>> BEGIN Dataset section

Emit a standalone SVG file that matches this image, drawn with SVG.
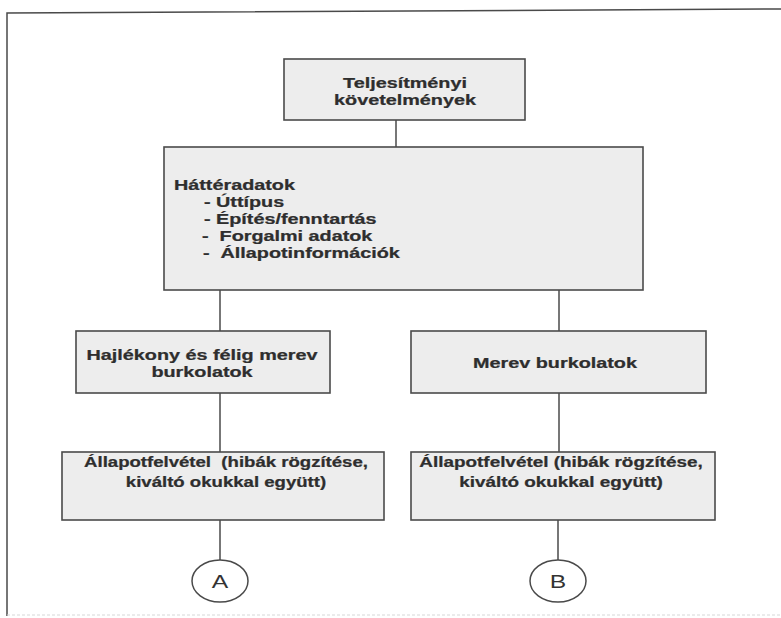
<svg xmlns="http://www.w3.org/2000/svg" width="781" height="618" viewBox="0 0 781 618">
<style>
.box{fill:#ededed;stroke:#4a4a4a;stroke-width:1.6}
.ln{stroke:#4a4a4a;stroke-width:1.5;fill:none}
.t{font-family:"Liberation Sans",Arial,sans-serif;font-weight:bold;font-size:15px;fill:#2e2e2e;stroke:#2e2e2e;stroke-width:0.25}
.c{text-anchor:middle}
.circ{fill:#ffffff;stroke:#4a4a4a;stroke-width:1.5}
.ct{font-family:"Liberation Sans",Arial,sans-serif;font-size:19px;fill:#333;text-anchor:middle}
</style>
<rect x="0" y="0" width="781" height="618" fill="#ffffff"/>
<g id="frame">
<path class="ln" d="M7,616 L7,13 L781,9"/>
<line x1="7" y1="615" x2="781" y2="615" stroke="#d8d8d8" stroke-width="1.2" stroke-dasharray="3 2"/>
</g>
<g id="connectors">
<line class="ln" x1="396" y1="120" x2="396" y2="147"/>
<line class="ln" x1="220" y1="290" x2="220" y2="331"/>
<line class="ln" x1="559" y1="290" x2="559" y2="331"/>
<line class="ln" x1="220" y1="393" x2="220" y2="452"/>
<line class="ln" x1="559" y1="393" x2="559" y2="452"/>
<line class="ln" x1="220" y1="520" x2="220" y2="560"/>
<line class="ln" x1="558" y1="520" x2="558" y2="560"/>
</g>
<g id="n-teljesitmeny">
<rect class="box" x="284" y="59" width="241" height="61"/>
<text class="t c" transform="translate(405,88) scale(1.32,1)">Teljesítményi</text>
<text class="t c" transform="translate(405,105) scale(1.32,1)">követelmények</text>
</g>
<g id="n-hatteradatok">
<rect class="box" x="164" y="147" width="479" height="143"/>
<text class="t" transform="translate(174,190) scale(1.32,1)">Háttéradatok</text>
<text class="t" transform="translate(204,207) scale(1.32,1)" xml:space="preserve">- Úttípus</text>
<text class="t" transform="translate(204,224) scale(1.32,1)" xml:space="preserve">- Építés/fenntartás</text>
<text class="t" transform="translate(202,241) scale(1.32,1)" xml:space="preserve">-  Forgalmi adatok</text>
<text class="t" transform="translate(203,258) scale(1.32,1)" xml:space="preserve">-  Állapotinformációk</text>
</g>
<g id="n-hajlekony">
<rect class="box" x="76" y="331" width="254" height="62"/>
<text class="t c" transform="translate(202,360) scale(1.32,1)">Hajlékony és félig merev</text>
<text class="t c" transform="translate(202,377) scale(1.32,1)">burkolatok</text>
</g>
<g id="n-merev">
<rect class="box" x="411" y="331" width="295" height="62"/>
<text class="t c" transform="translate(555,368) scale(1.32,1)">Merev burkolatok</text>
</g>
<g id="n-allapot-a">
<rect class="box" x="62" y="452" width="322" height="68"/>
<text class="t c" transform="translate(226,467) scale(1.24,1)" xml:space="preserve">Állapotfelvétel  (hibák rögzítése,</text>
<text class="t c" transform="translate(226,487) scale(1.24,1)">kiváltó okukkal együtt)</text>
</g>
<g id="n-allapot-b">
<rect class="box" x="411" y="452" width="304" height="68"/>
<text class="t c" transform="translate(561,467) scale(1.26,1)">Állapotfelvétel (hibák rögzítése,</text>
<text class="t c" transform="translate(561,487) scale(1.26,1)">kiváltó okukkal együtt)</text>
</g>
<g id="n-a">
<ellipse class="circ" cx="220" cy="581" rx="28" ry="21"/>
<text class="ct" transform="translate(220,588) scale(1.3,1)">A</text>
</g>
<g id="n-b">
<ellipse class="circ" cx="558" cy="581" rx="28" ry="21"/>
<text class="ct" transform="translate(558,588) scale(1.3,1)">B</text>
</g>
</svg>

>> END Dataset section

> _Exercise_
Copy out all of the material exactly as written, without its pictures.

> _Response_
Emit a standalone SVG file that matches this image, drawn with SVG.
<svg xmlns="http://www.w3.org/2000/svg" width="781" height="618" viewBox="0 0 781 618">
<style>
.box{fill:#ededed;stroke:#4a4a4a;stroke-width:1.6}
.ln{stroke:#4a4a4a;stroke-width:1.5;fill:none}
.t{font-family:"Liberation Sans",Arial,sans-serif;font-weight:bold;font-size:15px;fill:#2e2e2e;stroke:#2e2e2e;stroke-width:0.25}
.c{text-anchor:middle}
.circ{fill:#ffffff;stroke:#4a4a4a;stroke-width:1.5}
.ct{font-family:"Liberation Sans",Arial,sans-serif;font-size:19px;fill:#333;text-anchor:middle}
</style>
<rect x="0" y="0" width="781" height="618" fill="#ffffff"/>
<g id="frame">
<path class="ln" d="M7,616 L7,13 L781,9"/>
<line x1="7" y1="615" x2="781" y2="615" stroke="#d8d8d8" stroke-width="1.2" stroke-dasharray="3 2"/>
</g>
<g id="connectors">
<line class="ln" x1="396" y1="120" x2="396" y2="147"/>
<line class="ln" x1="220" y1="290" x2="220" y2="331"/>
<line class="ln" x1="559" y1="290" x2="559" y2="331"/>
<line class="ln" x1="220" y1="393" x2="220" y2="452"/>
<line class="ln" x1="559" y1="393" x2="559" y2="452"/>
<line class="ln" x1="220" y1="520" x2="220" y2="560"/>
<line class="ln" x1="558" y1="520" x2="558" y2="560"/>
</g>
<g id="n-teljesitmeny">
<rect class="box" x="284" y="59" width="241" height="61"/>
<text class="t c" transform="translate(405,88) scale(1.32,1)">Teljesítményi</text>
<text class="t c" transform="translate(405,105) scale(1.32,1)">követelmények</text>
</g>
<g id="n-hatteradatok">
<rect class="box" x="164" y="147" width="479" height="143"/>
<text class="t" transform="translate(174,190) scale(1.32,1)">Háttéradatok</text>
<text class="t" transform="translate(204,207) scale(1.32,1)" xml:space="preserve">- Úttípus</text>
<text class="t" transform="translate(204,224) scale(1.32,1)" xml:space="preserve">- Építés/fenntartás</text>
<text class="t" transform="translate(202,241) scale(1.32,1)" xml:space="preserve">-  Forgalmi adatok</text>
<text class="t" transform="translate(203,258) scale(1.32,1)" xml:space="preserve">-  Állapotinformációk</text>
</g>
<g id="n-hajlekony">
<rect class="box" x="76" y="331" width="254" height="62"/>
<text class="t c" transform="translate(202,360) scale(1.32,1)">Hajlékony és félig merev</text>
<text class="t c" transform="translate(202,377) scale(1.32,1)">burkolatok</text>
</g>
<g id="n-merev">
<rect class="box" x="411" y="331" width="295" height="62"/>
<text class="t c" transform="translate(555,368) scale(1.32,1)">Merev burkolatok</text>
</g>
<g id="n-allapot-a">
<rect class="box" x="62" y="452" width="322" height="68"/>
<text class="t c" transform="translate(226,467) scale(1.24,1)" xml:space="preserve">Állapotfelvétel  (hibák rögzítése,</text>
<text class="t c" transform="translate(226,487) scale(1.24,1)">kiváltó okukkal együtt)</text>
</g>
<g id="n-allapot-b">
<rect class="box" x="411" y="452" width="304" height="68"/>
<text class="t c" transform="translate(561,467) scale(1.26,1)">Állapotfelvétel (hibák rögzítése,</text>
<text class="t c" transform="translate(561,487) scale(1.26,1)">kiváltó okukkal együtt)</text>
</g>
<g id="n-a">
<ellipse class="circ" cx="220" cy="581" rx="28" ry="21"/>
<text class="ct" transform="translate(220,588) scale(1.3,1)">A</text>
</g>
<g id="n-b">
<ellipse class="circ" cx="558" cy="581" rx="28" ry="21"/>
<text class="ct" transform="translate(558,588) scale(1.3,1)">B</text>
</g>
</svg>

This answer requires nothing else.